● **Data provided**:
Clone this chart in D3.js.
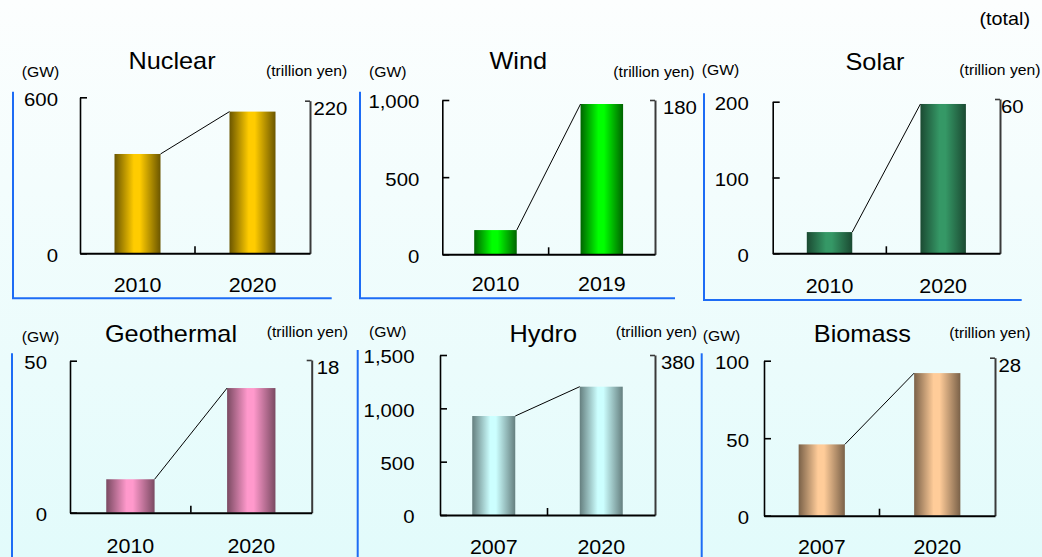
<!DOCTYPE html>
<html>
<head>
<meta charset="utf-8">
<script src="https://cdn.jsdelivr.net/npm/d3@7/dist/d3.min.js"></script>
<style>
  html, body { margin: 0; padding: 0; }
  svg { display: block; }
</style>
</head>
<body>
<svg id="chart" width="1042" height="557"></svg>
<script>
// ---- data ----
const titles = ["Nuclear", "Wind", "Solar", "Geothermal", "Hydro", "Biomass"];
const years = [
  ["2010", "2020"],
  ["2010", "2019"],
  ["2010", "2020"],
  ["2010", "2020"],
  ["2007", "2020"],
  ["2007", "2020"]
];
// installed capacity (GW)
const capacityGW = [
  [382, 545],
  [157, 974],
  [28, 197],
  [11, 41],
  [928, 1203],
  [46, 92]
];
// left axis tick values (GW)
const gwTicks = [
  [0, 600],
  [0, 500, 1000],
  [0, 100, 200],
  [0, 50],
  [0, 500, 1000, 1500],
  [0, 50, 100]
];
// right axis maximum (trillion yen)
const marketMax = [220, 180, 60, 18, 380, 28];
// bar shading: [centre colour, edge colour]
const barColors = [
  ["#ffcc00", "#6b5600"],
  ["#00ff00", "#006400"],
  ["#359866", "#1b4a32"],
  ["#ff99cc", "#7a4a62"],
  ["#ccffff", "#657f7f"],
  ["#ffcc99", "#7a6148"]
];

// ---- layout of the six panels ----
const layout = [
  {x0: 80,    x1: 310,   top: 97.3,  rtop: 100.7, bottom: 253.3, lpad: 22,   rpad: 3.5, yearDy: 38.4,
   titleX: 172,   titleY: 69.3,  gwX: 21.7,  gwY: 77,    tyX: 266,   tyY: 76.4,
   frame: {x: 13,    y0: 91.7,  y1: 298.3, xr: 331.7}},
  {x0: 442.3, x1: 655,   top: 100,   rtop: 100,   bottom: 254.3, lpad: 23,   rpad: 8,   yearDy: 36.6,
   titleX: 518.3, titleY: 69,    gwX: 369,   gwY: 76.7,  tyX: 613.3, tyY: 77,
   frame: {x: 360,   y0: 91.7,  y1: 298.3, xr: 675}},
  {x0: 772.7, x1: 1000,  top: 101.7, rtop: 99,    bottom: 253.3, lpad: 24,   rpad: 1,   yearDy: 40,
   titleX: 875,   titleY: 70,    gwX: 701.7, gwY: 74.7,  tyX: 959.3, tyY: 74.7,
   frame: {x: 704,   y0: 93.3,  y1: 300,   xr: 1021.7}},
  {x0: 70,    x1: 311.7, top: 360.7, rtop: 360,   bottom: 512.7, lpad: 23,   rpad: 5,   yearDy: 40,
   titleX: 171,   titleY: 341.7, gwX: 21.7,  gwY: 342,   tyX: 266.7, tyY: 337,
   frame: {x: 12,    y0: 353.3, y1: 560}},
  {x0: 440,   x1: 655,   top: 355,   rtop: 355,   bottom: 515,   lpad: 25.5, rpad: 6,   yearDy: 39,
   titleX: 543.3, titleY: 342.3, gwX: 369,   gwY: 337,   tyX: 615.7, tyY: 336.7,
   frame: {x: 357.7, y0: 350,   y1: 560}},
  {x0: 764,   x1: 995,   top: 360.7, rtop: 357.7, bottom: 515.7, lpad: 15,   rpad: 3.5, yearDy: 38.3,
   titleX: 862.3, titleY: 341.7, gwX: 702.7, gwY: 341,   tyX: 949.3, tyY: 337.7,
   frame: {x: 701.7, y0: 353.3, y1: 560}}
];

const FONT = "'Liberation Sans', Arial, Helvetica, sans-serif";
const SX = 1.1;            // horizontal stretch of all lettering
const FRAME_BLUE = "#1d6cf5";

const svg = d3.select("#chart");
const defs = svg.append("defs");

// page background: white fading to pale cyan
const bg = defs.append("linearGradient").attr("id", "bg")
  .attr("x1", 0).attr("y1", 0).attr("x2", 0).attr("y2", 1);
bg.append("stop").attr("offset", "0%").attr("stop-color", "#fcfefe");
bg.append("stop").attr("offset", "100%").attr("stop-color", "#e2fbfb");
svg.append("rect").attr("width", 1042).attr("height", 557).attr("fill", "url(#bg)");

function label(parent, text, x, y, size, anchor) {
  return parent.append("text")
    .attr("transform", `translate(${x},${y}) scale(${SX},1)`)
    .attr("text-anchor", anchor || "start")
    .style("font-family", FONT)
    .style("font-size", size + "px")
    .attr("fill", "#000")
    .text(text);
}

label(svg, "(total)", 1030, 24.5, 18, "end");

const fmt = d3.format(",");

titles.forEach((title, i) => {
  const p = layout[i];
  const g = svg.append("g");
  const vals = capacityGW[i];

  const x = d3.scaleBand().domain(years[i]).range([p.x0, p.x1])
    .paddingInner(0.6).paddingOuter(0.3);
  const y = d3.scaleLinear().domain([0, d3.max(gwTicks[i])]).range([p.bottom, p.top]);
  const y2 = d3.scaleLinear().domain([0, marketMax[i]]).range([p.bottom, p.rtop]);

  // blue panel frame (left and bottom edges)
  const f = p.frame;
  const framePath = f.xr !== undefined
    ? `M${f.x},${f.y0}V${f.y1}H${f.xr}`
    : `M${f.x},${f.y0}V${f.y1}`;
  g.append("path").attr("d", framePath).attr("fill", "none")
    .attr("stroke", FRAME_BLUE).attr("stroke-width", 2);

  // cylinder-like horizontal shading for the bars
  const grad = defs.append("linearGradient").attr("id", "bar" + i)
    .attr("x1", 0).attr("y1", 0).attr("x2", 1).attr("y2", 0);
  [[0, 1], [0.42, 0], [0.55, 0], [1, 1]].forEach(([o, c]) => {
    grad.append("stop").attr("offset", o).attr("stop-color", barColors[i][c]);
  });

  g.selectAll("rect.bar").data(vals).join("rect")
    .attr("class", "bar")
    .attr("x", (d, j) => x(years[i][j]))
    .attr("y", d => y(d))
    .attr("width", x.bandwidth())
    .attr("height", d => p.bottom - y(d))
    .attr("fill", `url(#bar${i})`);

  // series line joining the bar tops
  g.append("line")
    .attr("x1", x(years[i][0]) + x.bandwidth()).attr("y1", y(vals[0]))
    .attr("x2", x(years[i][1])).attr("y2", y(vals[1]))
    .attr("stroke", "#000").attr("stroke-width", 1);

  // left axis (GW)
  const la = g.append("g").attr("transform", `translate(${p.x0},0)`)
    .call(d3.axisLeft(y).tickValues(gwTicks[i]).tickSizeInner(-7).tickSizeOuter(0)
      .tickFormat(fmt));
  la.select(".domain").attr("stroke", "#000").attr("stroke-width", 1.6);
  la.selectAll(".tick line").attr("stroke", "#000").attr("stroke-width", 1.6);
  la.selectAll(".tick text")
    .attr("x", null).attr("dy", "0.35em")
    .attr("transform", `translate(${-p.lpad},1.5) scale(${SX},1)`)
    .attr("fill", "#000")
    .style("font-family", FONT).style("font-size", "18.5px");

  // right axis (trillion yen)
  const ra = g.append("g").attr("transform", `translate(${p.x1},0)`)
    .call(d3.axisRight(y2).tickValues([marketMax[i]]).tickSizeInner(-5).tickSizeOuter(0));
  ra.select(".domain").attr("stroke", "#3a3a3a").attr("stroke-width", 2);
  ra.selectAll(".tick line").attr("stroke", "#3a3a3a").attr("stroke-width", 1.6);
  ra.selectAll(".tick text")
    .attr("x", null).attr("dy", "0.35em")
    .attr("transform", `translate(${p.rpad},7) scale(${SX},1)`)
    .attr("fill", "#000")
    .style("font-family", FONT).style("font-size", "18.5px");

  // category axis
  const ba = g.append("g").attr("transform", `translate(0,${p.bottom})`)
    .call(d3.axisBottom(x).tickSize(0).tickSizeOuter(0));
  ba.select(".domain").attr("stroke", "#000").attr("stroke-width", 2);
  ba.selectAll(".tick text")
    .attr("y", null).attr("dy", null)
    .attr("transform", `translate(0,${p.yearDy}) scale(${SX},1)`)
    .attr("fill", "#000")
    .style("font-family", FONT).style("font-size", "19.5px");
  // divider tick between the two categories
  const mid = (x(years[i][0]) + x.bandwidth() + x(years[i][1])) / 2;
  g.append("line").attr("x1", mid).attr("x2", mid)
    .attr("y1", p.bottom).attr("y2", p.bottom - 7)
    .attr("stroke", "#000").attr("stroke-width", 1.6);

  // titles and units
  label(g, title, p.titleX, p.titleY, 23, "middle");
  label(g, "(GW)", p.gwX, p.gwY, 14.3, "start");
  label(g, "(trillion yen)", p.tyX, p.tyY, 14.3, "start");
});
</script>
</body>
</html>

● **Required work**: Of the lines in the material, how many include "chart"? Respond with the number alone.

● **Answer to the task**: 3